-- Start --

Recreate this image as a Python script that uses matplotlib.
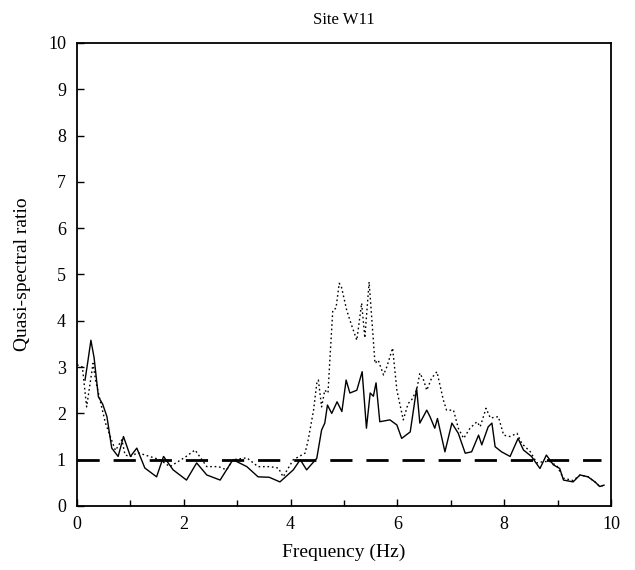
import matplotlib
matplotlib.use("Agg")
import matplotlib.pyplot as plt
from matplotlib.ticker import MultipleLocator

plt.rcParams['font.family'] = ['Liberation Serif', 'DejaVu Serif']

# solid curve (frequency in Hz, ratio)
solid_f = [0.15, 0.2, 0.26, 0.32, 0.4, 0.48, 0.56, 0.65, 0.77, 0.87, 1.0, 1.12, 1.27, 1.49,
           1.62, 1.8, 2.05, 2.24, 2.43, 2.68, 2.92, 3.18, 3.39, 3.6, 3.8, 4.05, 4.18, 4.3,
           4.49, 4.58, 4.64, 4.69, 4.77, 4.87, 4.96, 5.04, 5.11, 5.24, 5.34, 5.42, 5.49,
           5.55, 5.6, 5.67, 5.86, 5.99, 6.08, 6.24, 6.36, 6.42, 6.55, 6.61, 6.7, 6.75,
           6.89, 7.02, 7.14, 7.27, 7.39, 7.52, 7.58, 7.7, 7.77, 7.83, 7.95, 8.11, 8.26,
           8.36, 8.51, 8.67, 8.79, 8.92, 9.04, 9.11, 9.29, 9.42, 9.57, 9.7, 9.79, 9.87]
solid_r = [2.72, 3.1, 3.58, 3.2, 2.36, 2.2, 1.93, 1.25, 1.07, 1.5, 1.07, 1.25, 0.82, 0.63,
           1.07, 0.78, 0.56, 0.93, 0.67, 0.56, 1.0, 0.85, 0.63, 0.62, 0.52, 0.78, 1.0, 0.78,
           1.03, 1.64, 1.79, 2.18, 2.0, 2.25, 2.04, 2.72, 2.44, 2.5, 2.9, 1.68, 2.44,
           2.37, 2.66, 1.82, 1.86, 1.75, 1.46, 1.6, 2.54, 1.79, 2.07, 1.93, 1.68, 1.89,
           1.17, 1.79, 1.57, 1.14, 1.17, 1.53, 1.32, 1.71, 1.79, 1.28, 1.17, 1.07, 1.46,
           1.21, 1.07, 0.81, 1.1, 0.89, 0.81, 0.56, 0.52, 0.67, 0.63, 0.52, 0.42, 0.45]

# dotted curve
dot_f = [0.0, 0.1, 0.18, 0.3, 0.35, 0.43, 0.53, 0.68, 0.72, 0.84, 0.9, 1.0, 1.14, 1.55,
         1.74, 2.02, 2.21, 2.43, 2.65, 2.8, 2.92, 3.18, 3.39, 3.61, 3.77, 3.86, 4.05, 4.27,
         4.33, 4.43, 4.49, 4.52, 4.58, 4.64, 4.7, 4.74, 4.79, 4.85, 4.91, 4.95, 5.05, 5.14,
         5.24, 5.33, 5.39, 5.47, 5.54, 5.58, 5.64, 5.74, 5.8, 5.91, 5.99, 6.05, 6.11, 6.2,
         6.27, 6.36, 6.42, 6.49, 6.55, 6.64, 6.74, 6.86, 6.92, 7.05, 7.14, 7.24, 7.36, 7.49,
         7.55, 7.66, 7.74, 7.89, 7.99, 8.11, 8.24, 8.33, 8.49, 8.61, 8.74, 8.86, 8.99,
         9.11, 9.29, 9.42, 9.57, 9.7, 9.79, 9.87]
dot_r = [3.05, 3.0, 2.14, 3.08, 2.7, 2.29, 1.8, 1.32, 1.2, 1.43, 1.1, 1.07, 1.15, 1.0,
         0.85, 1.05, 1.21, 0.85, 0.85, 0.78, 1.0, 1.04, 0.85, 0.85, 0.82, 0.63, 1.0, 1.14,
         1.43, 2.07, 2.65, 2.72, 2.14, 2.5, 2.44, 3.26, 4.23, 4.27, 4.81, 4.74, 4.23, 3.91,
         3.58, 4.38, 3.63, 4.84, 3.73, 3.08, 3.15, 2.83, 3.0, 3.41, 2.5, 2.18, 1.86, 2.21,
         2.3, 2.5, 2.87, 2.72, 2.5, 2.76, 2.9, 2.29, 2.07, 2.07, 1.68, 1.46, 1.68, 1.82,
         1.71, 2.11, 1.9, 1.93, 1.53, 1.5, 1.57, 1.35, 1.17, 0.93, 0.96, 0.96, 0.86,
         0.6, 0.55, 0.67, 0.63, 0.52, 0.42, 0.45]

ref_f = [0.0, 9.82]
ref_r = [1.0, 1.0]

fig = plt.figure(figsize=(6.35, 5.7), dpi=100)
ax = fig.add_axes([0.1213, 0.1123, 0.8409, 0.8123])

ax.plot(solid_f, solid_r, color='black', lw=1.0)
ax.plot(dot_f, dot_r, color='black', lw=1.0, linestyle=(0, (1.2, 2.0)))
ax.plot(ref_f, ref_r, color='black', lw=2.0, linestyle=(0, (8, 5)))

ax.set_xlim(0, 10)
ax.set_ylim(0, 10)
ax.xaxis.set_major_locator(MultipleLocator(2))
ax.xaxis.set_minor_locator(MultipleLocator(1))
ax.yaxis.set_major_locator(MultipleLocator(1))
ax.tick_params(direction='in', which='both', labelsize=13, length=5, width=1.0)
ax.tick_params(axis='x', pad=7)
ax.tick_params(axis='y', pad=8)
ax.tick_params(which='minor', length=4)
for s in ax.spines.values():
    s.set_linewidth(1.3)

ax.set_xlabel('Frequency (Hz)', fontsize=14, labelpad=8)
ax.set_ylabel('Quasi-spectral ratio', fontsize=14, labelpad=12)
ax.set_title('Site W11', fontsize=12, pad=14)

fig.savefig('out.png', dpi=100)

-- End --
-- Start --

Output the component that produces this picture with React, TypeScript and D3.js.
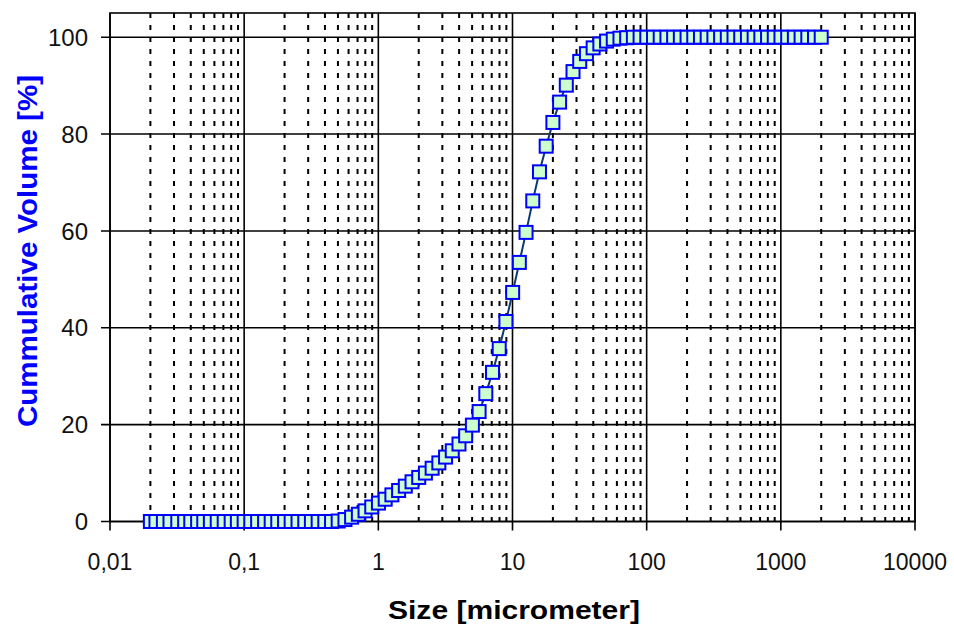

-- End --

Prompt => What's needed is an exact copy of the lines above from the one with "Recreate this image" through the one with "plt.rcParams['font.family'] = ['Liberation", both included; the pictures stay out.

Correct result =>
Recreate this image as a Python script that uses matplotlib.
import matplotlib
matplotlib.use("Agg")
import matplotlib.pyplot as plt
from matplotlib.ticker import MultipleLocator

plt.rcParams['font.family'] = ['Liberation Serif', 'DejaVu Serif']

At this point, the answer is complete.